Oak Park seemed to be approaching a renaissance five years ago. Skyrocketing housing prices elsewhere left homes in Oak Park relatively affordable. A wave of young homebuyers moved in.
But many of those newcomers didn't stick around, because they either couldn't afford to pay their loans or were unwilling to keep paying them as their homes lost more than half their value.
At the same time, some long-term Oak Park residents borrowed against the increasing and illusory value of their homes, and lost them to foreclosure.
"People took a lot of money out of their homes and then walked away without really making any improvements," Titherington said.
The problem is especially keen in south Oak Park, where roughly half of the blocks have at least four vacant housing units.
"I've seen an increase in apparent homelessness," said Michael Boyd, president of the Oak Park Neighborhood Association.

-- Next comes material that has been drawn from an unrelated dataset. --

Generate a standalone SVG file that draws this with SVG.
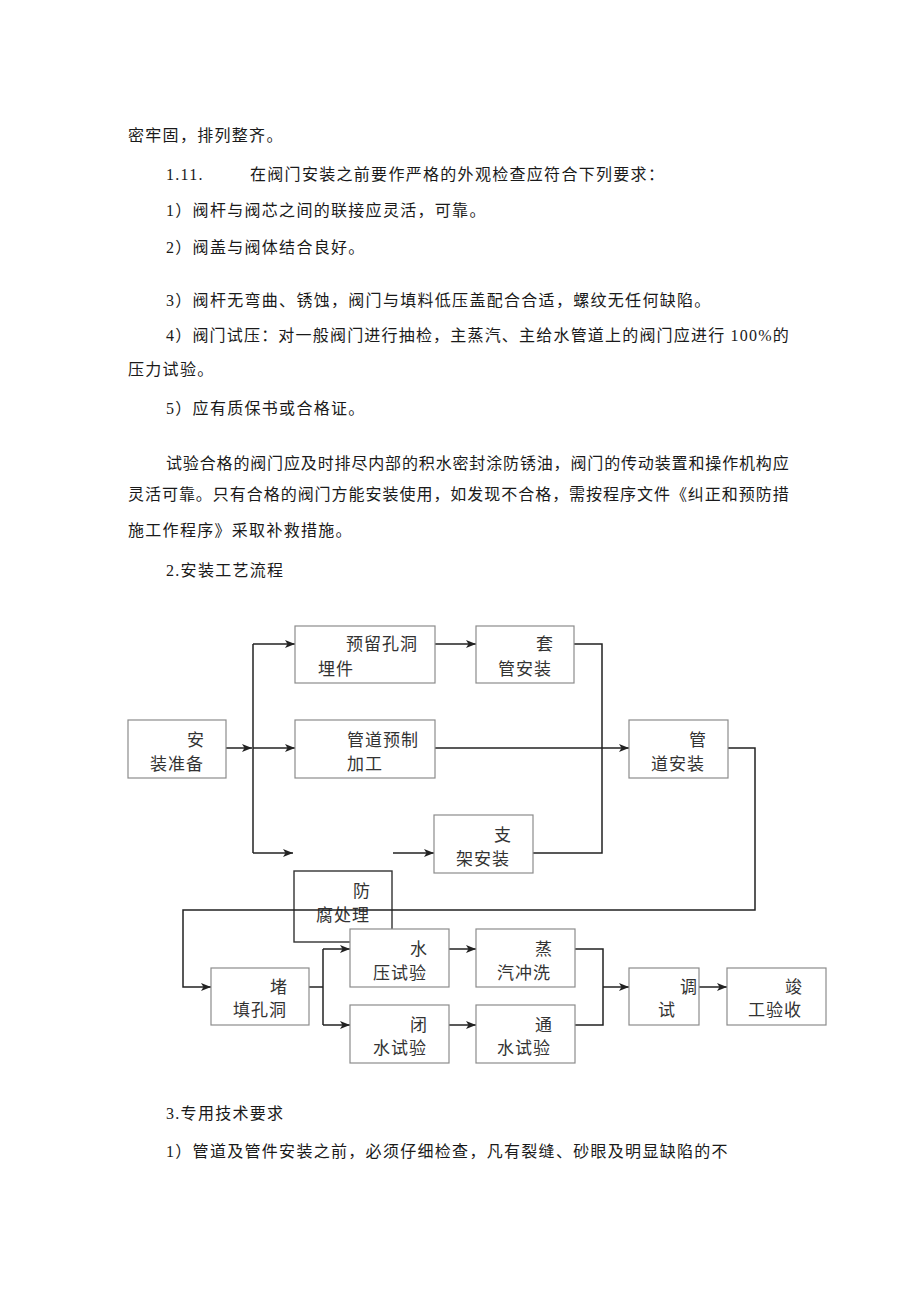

Farther from the city, vacancies also rose, though not to such stratospheric levels. In Roseville, for example, vacancy rates rose from 3.5 percent in 2000 to 5.6 percent in 2010. In El Dorado Hills, they climbed from 2.9 percent to 4.2 percent. And in the more economically challenged suburb of North Highlands, vacancy rates jumped from 4.7 percent to 9.6 percent.
"The thieves breaking in and stealing copper from the homes we're getting tired of that," said Jim Simpson, who operates a window tinting business in North Highlands.
Despite all of these trends, several community leaders and developers said they're optimistic about the future, and believe the recovering economy eventually will cause empty homes to fill up with people again.
There are numerous revitalization plans in the works for Oak Park and downtown. And with very few new housing units being built right now, demand will eventually catch up with supply, real estate experts say.
Petrovich, one of the region's largest developers of commercial properties, pointed out that the census data captures a moment in time.
It "shouldn't be confused with a 10-year trend in rentals," he said. "It's a snapshot."